Reproduce all the material exactly, minus any pictures it holds.

-- BEGIN Information supplied --

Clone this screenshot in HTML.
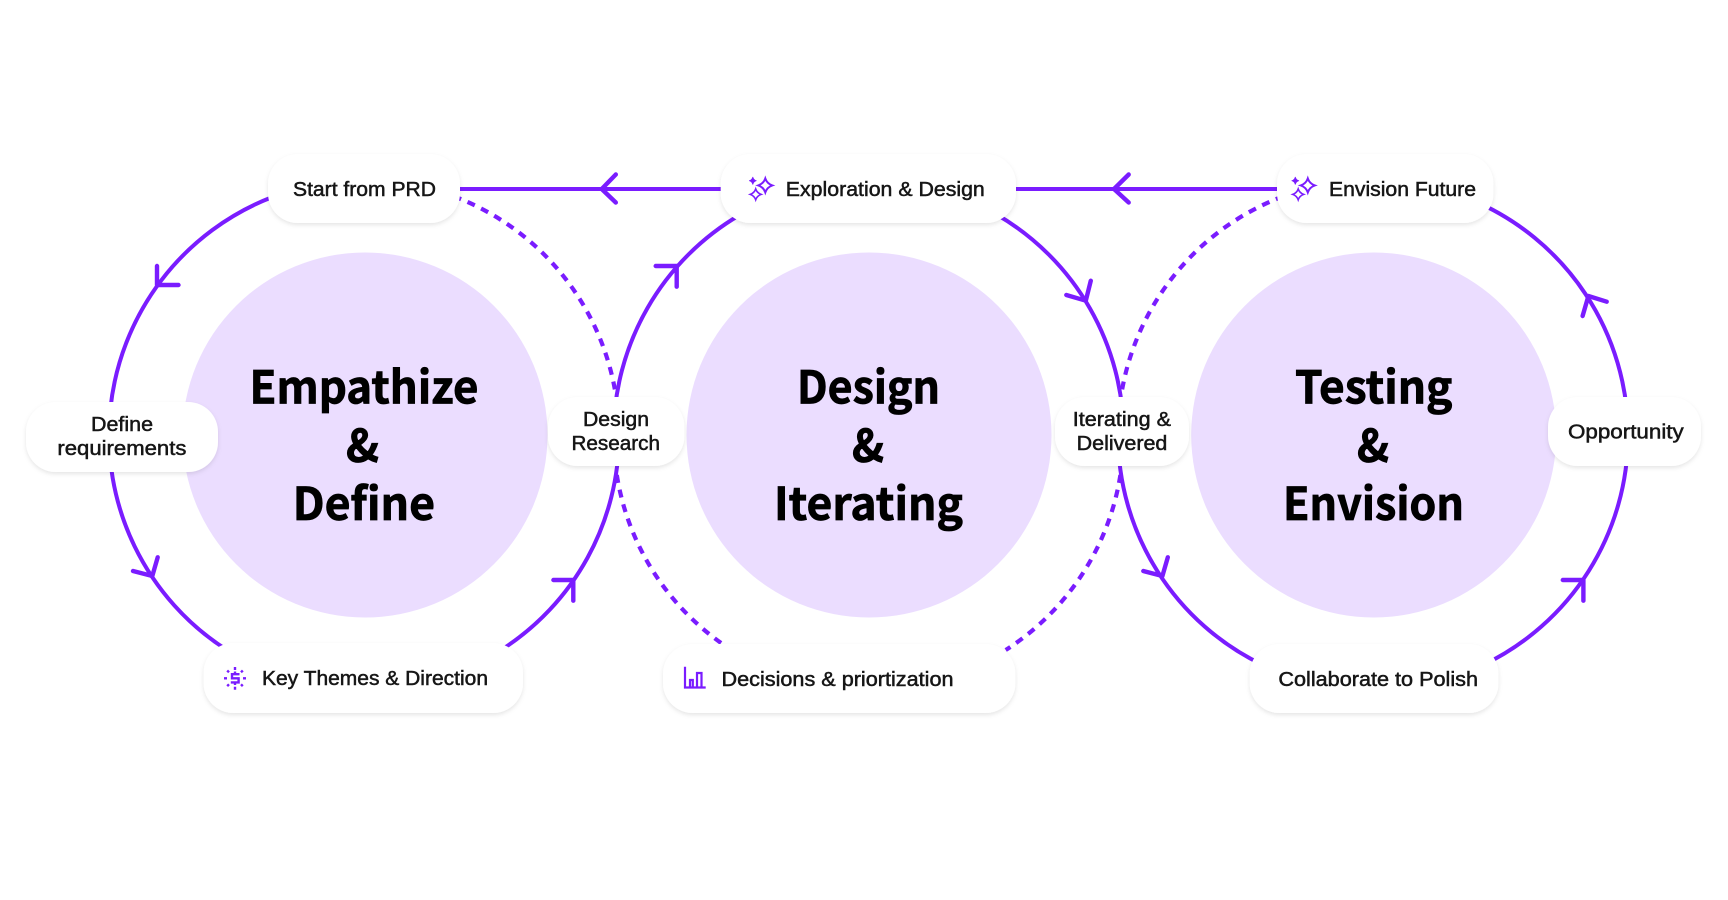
<!DOCTYPE html>
<html lang="en">
<head>
<meta charset="utf-8">
<title>Design process diagram</title>
<style>
html,body{margin:0;padding:0;background:#fff;width:1728px;height:900px;overflow:hidden}
svg{display:block}
.a{fill:none;stroke:#7a1cff;stroke-width:4}
.d{fill:none;stroke:#7a1cff;stroke-width:4.2;stroke-dasharray:8 7}
.h{fill:none;stroke:#7a1cff;stroke-width:4.4;stroke-linecap:round;stroke-linejoin:round}
.p{fill:#fff;filter:url(#s)}
.t{font-family:"Liberation Sans",sans-serif;font-size:20px;fill:#161616;stroke:#161616;stroke-width:.5}
.b{font-family:"Noto Sans CJK KR","Liberation Sans",sans-serif;font-size:45px;font-weight:700;fill:#000;stroke:#000;stroke-width:.8}
.i{fill:none;stroke:#7a1cff;stroke-width:2}
</style>
</head>
<body>
<svg width="1728" height="900" viewBox="0 0 1728 900" xmlns="http://www.w3.org/2000/svg">
<defs>
<filter id="s" x="-15%" y="-25%" width="130%" height="160%">
<feDropShadow dx="0" dy="2" stdDeviation="2.2" flood-color="#000" flood-opacity=".1"/>
</filter>
<g id="sp">
<path class="i" d="M0-7Q1.8-1.8 7 0Q1.8 1.8 0 7Q-1.8 1.8-7 0Q-1.8-1.8 0-7Z"/>
<path class="i" transform="translate(-9.6 9)scale(.78)" d="M0-7Q1.8-1.8 7 0Q1.8 1.8 0 7Q-1.8 1.8-7 0Q-1.8-1.8 0-7Z"/>
<path d="M-12.5-8.5Q-11.8-5.4-8.8-4.7Q-11.8-4-12.5-.9Q-13.2-4-16.2-4.7Q-13.2-5.4-12.5-8.5Z" fill="#7a1cff" stroke="#7a1cff" stroke-width=".7"/>
</g>
</defs>

<circle cx="365" cy="435" r="182.5" fill="#ebddff"/>
<circle cx="869" cy="435" r="182.5" fill="#ebddff"/>
<circle cx="1373.7" cy="435" r="182.5" fill="#ebddff"/>

<path class="a" d="M272.5 197A255 255 0 0 0 226.9 650"/>
<path class="a" d="M501.1 650A255 255 0 0 0 619 435"/>
<path class="d" style="stroke-dashoffset:11.3" d="M450.2 195A255 255 0 0 1 615.8 395"/>

<path class="a" d="M613.6 435A255 255 0 0 1 739.7 215"/>
<path class="a" d="M997.5 215A255 255 0 0 1 1123.6 435"/>
<path class="d" d="M616.8 475A255 255 0 0 0 731.5 650"/>
<path class="d" d="M1120.4 475A255 255 0 0 1 1005.7 650"/>

<path class="d" style="stroke-dashoffset:11.3" d="M1286.8 195A255 255 0 0 0 1121.2 395"/>
<path class="a" d="M1118 435A255 255 0 0 0 1262.9 665"/>
<path class="a" d="M1483.1 665A255 255 0 0 0 1628 435"/>
<path class="a" d="M1628 435A255 255 0 0 0 1472 200"/>

<path class="a" d="M450 189H730M1010 189H1285"/>

<path class="h" d="M157 266V285H178.5"/>
<path class="h" d="M133 571L152.3 576L157.7 557.3"/>
<path class="h" d="M553.4 580H573.3V600.7"/>
<path class="h" d="M655.7 266H676.7V286.7"/>
<path class="h" d="M1066.3 295L1085.8 300.7L1090.8 280.7"/>
<path class="h" d="M1143.3 571L1162.4 576L1167.8 557.3"/>
<path class="h" d="M1562.8 580H1583.4V600.7"/>
<path class="h" d="M1582.6 316L1588.4 296L1606.7 301.7"/>
<path class="h" d="M615.8 174.5L601.7 189L615.8 202.5"/>
<path class="h" d="M1128.7 174.5L1114 189L1128.7 202.5"/>

<rect class="p" x="268" y="154" width="192" height="69" rx="30"/>
<rect class="p" x="720.7" y="154" width="295.3" height="69" rx="30"/>
<rect class="p" x="1277" y="154" width="216.5" height="69" rx="30"/>
<rect class="p" x="26" y="402" width="192" height="70" rx="30"/>
<rect class="p" x="548" y="397" width="136.4" height="69" rx="30"/>
<rect class="p" x="1055" y="397" width="134" height="69" rx="30"/>
<rect class="p" x="1548" y="397" width="153" height="69" rx="30"/>
<rect class="p" x="203.6" y="643" width="319.4" height="70" rx="30"/>
<rect class="p" x="663" y="644" width="352.4" height="69" rx="30"/>
<rect class="p" x="1249.7" y="644" width="248.8" height="69" rx="30"/>

<use href="#sp" x="765.3" y="185.4"/>
<use href="#sp" x="1307.8" y="185.4"/>

<g fill="none" stroke="#7a1cff" stroke-width="2.4">
<path d="M239.5 674.2H232V678.3H238.6V682.4H230.8" stroke-width="2.4"/>
<path d="M235 671.5V674M235 682.5V685"/>
<path d="M235 667V670M235 686.7V689.7M224 678.3H227M243 678.3H246M227.2 670.5L229 672.3M241 684.3L242.8 686.1M242.8 670.5L241 672.3M229 684.3L227.2 686.1"/>
</g>
<g fill="none" stroke="#7a1cff" stroke-width="2.2">
<path d="M685 666.7V687.5H705.7"/>
<path d="M690 687V680H692.8V687"/>
<path d="M697 687V673H701.5V687"/>
</g>

<text class="t" x="293" y="196" textLength="143" lengthAdjust="spacingAndGlyphs">Start from PRD</text>
<text class="t" x="785.8" y="196" textLength="199" lengthAdjust="spacingAndGlyphs">Exploration &amp; Design</text>
<text class="t" x="1329" y="196" textLength="147" lengthAdjust="spacingAndGlyphs">Envision Future</text>
<text class="t" x="91" y="431" textLength="62" lengthAdjust="spacingAndGlyphs">Define</text>
<text class="t" x="57.4" y="455" textLength="129" lengthAdjust="spacingAndGlyphs">requirements</text>
<text class="t" x="583" y="426" textLength="66" lengthAdjust="spacingAndGlyphs">Design</text>
<text class="t" x="571.5" y="450" textLength="88.5" lengthAdjust="spacingAndGlyphs">Research</text>
<text class="t" x="1072.8" y="426" textLength="98.2" lengthAdjust="spacingAndGlyphs">Iterating &amp;</text>
<text class="t" x="1076.6" y="450" textLength="90.8" lengthAdjust="spacingAndGlyphs">Delivered</text>
<text class="t" x="1568" y="438.5" textLength="115.7" lengthAdjust="spacingAndGlyphs">Opportunity</text>
<text class="t" x="262" y="685" textLength="226" lengthAdjust="spacingAndGlyphs">Key Themes &amp; Direction</text>
<text class="t" x="721.5" y="686" textLength="232" lengthAdjust="spacingAndGlyphs">Decisions &amp; priortization</text>
<text class="t" x="1278.4" y="686" textLength="199.6" lengthAdjust="spacingAndGlyphs">Collaborate to Polish</text>

<text class="b" x="249.5" y="403.5" textLength="229" lengthAdjust="spacingAndGlyphs">Empathize</text>
<text class="b" x="346" y="462" textLength="33" lengthAdjust="spacingAndGlyphs">&amp;</text>
<text class="b" x="292.8" y="520" textLength="142.2" lengthAdjust="spacingAndGlyphs">Define</text>
<text class="b" x="797" y="403.5" textLength="143" lengthAdjust="spacingAndGlyphs">Design</text>
<text class="b" x="852" y="462" textLength="32" lengthAdjust="spacingAndGlyphs">&amp;</text>
<text class="b" x="774" y="520" textLength="189" lengthAdjust="spacingAndGlyphs">Iterating</text>
<text class="b" x="1295" y="403.5" textLength="157.5" lengthAdjust="spacingAndGlyphs">Testing</text>
<text class="b" x="1357" y="462" textLength="32" lengthAdjust="spacingAndGlyphs">&amp;</text>
<text class="b" x="1283" y="520" textLength="181" lengthAdjust="spacingAndGlyphs">Envision</text>
</svg>
</body>
</html>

-- END Information supplied --

**Task output**
Clone this screenshot in HTML.
<!DOCTYPE html>
<html lang="en">
<head>
<meta charset="utf-8">
<title>Design process diagram</title>
<style>
html,body{margin:0;padding:0;background:#fff;width:1728px;height:900px;overflow:hidden}
svg{display:block}
.a{fill:none;stroke:#7a1cff;stroke-width:4}
.d{fill:none;stroke:#7a1cff;stroke-width:4.2;stroke-dasharray:8 7}
.h{fill:none;stroke:#7a1cff;stroke-width:4.4;stroke-linecap:round;stroke-linejoin:round}
.p{fill:#fff;filter:url(#s)}
.t{font-family:"Liberation Sans",sans-serif;font-size:20px;fill:#161616;stroke:#161616;stroke-width:.5}
.b{font-family:"Noto Sans CJK KR","Liberation Sans",sans-serif;font-size:45px;font-weight:700;fill:#000;stroke:#000;stroke-width:.8}
.i{fill:none;stroke:#7a1cff;stroke-width:2}
</style>
</head>
<body>
<svg width="1728" height="900" viewBox="0 0 1728 900" xmlns="http://www.w3.org/2000/svg">
<defs>
<filter id="s" x="-15%" y="-25%" width="130%" height="160%">
<feDropShadow dx="0" dy="2" stdDeviation="2.2" flood-color="#000" flood-opacity=".1"/>
</filter>
<g id="sp">
<path class="i" d="M0-7Q1.8-1.8 7 0Q1.8 1.8 0 7Q-1.8 1.8-7 0Q-1.8-1.8 0-7Z"/>
<path class="i" transform="translate(-9.6 9)scale(.78)" d="M0-7Q1.8-1.8 7 0Q1.8 1.8 0 7Q-1.8 1.8-7 0Q-1.8-1.8 0-7Z"/>
<path d="M-12.5-8.5Q-11.8-5.4-8.8-4.7Q-11.8-4-12.5-.9Q-13.2-4-16.2-4.7Q-13.2-5.4-12.5-8.5Z" fill="#7a1cff" stroke="#7a1cff" stroke-width=".7"/>
</g>
</defs>

<circle cx="365" cy="435" r="182.5" fill="#ebddff"/>
<circle cx="869" cy="435" r="182.5" fill="#ebddff"/>
<circle cx="1373.7" cy="435" r="182.5" fill="#ebddff"/>

<path class="a" d="M272.5 197A255 255 0 0 0 226.9 650"/>
<path class="a" d="M501.1 650A255 255 0 0 0 619 435"/>
<path class="d" style="stroke-dashoffset:11.3" d="M450.2 195A255 255 0 0 1 615.8 395"/>

<path class="a" d="M613.6 435A255 255 0 0 1 739.7 215"/>
<path class="a" d="M997.5 215A255 255 0 0 1 1123.6 435"/>
<path class="d" d="M616.8 475A255 255 0 0 0 731.5 650"/>
<path class="d" d="M1120.4 475A255 255 0 0 1 1005.7 650"/>

<path class="d" style="stroke-dashoffset:11.3" d="M1286.8 195A255 255 0 0 0 1121.2 395"/>
<path class="a" d="M1118 435A255 255 0 0 0 1262.9 665"/>
<path class="a" d="M1483.1 665A255 255 0 0 0 1628 435"/>
<path class="a" d="M1628 435A255 255 0 0 0 1472 200"/>

<path class="a" d="M450 189H730M1010 189H1285"/>

<path class="h" d="M157 266V285H178.5"/>
<path class="h" d="M133 571L152.3 576L157.7 557.3"/>
<path class="h" d="M553.4 580H573.3V600.7"/>
<path class="h" d="M655.7 266H676.7V286.7"/>
<path class="h" d="M1066.3 295L1085.8 300.7L1090.8 280.7"/>
<path class="h" d="M1143.3 571L1162.4 576L1167.8 557.3"/>
<path class="h" d="M1562.8 580H1583.4V600.7"/>
<path class="h" d="M1582.6 316L1588.4 296L1606.7 301.7"/>
<path class="h" d="M615.8 174.5L601.7 189L615.8 202.5"/>
<path class="h" d="M1128.7 174.5L1114 189L1128.7 202.5"/>

<rect class="p" x="268" y="154" width="192" height="69" rx="30"/>
<rect class="p" x="720.7" y="154" width="295.3" height="69" rx="30"/>
<rect class="p" x="1277" y="154" width="216.5" height="69" rx="30"/>
<rect class="p" x="26" y="402" width="192" height="70" rx="30"/>
<rect class="p" x="548" y="397" width="136.4" height="69" rx="30"/>
<rect class="p" x="1055" y="397" width="134" height="69" rx="30"/>
<rect class="p" x="1548" y="397" width="153" height="69" rx="30"/>
<rect class="p" x="203.6" y="643" width="319.4" height="70" rx="30"/>
<rect class="p" x="663" y="644" width="352.4" height="69" rx="30"/>
<rect class="p" x="1249.7" y="644" width="248.8" height="69" rx="30"/>

<use href="#sp" x="765.3" y="185.4"/>
<use href="#sp" x="1307.8" y="185.4"/>

<g fill="none" stroke="#7a1cff" stroke-width="2.4">
<path d="M239.5 674.2H232V678.3H238.6V682.4H230.8" stroke-width="2.4"/>
<path d="M235 671.5V674M235 682.5V685"/>
<path d="M235 667V670M235 686.7V689.7M224 678.3H227M243 678.3H246M227.2 670.5L229 672.3M241 684.3L242.8 686.1M242.8 670.5L241 672.3M229 684.3L227.2 686.1"/>
</g>
<g fill="none" stroke="#7a1cff" stroke-width="2.2">
<path d="M685 666.7V687.5H705.7"/>
<path d="M690 687V680H692.8V687"/>
<path d="M697 687V673H701.5V687"/>
</g>

<text class="t" x="293" y="196" textLength="143" lengthAdjust="spacingAndGlyphs">Start from PRD</text>
<text class="t" x="785.8" y="196" textLength="199" lengthAdjust="spacingAndGlyphs">Exploration &amp; Design</text>
<text class="t" x="1329" y="196" textLength="147" lengthAdjust="spacingAndGlyphs">Envision Future</text>
<text class="t" x="91" y="431" textLength="62" lengthAdjust="spacingAndGlyphs">Define</text>
<text class="t" x="57.4" y="455" textLength="129" lengthAdjust="spacingAndGlyphs">requirements</text>
<text class="t" x="583" y="426" textLength="66" lengthAdjust="spacingAndGlyphs">Design</text>
<text class="t" x="571.5" y="450" textLength="88.5" lengthAdjust="spacingAndGlyphs">Research</text>
<text class="t" x="1072.8" y="426" textLength="98.2" lengthAdjust="spacingAndGlyphs">Iterating &amp;</text>
<text class="t" x="1076.6" y="450" textLength="90.8" lengthAdjust="spacingAndGlyphs">Delivered</text>
<text class="t" x="1568" y="438.5" textLength="115.7" lengthAdjust="spacingAndGlyphs">Opportunity</text>
<text class="t" x="262" y="685" textLength="226" lengthAdjust="spacingAndGlyphs">Key Themes &amp; Direction</text>
<text class="t" x="721.5" y="686" textLength="232" lengthAdjust="spacingAndGlyphs">Decisions &amp; priortization</text>
<text class="t" x="1278.4" y="686" textLength="199.6" lengthAdjust="spacingAndGlyphs">Collaborate to Polish</text>

<text class="b" x="249.5" y="403.5" textLength="229" lengthAdjust="spacingAndGlyphs">Empathize</text>
<text class="b" x="346" y="462" textLength="33" lengthAdjust="spacingAndGlyphs">&amp;</text>
<text class="b" x="292.8" y="520" textLength="142.2" lengthAdjust="spacingAndGlyphs">Define</text>
<text class="b" x="797" y="403.5" textLength="143" lengthAdjust="spacingAndGlyphs">Design</text>
<text class="b" x="852" y="462" textLength="32" lengthAdjust="spacingAndGlyphs">&amp;</text>
<text class="b" x="774" y="520" textLength="189" lengthAdjust="spacingAndGlyphs">Iterating</text>
<text class="b" x="1295" y="403.5" textLength="157.5" lengthAdjust="spacingAndGlyphs">Testing</text>
<text class="b" x="1357" y="462" textLength="32" lengthAdjust="spacingAndGlyphs">&amp;</text>
<text class="b" x="1283" y="520" textLength="181" lengthAdjust="spacingAndGlyphs">Envision</text>
</svg>
</body>
</html>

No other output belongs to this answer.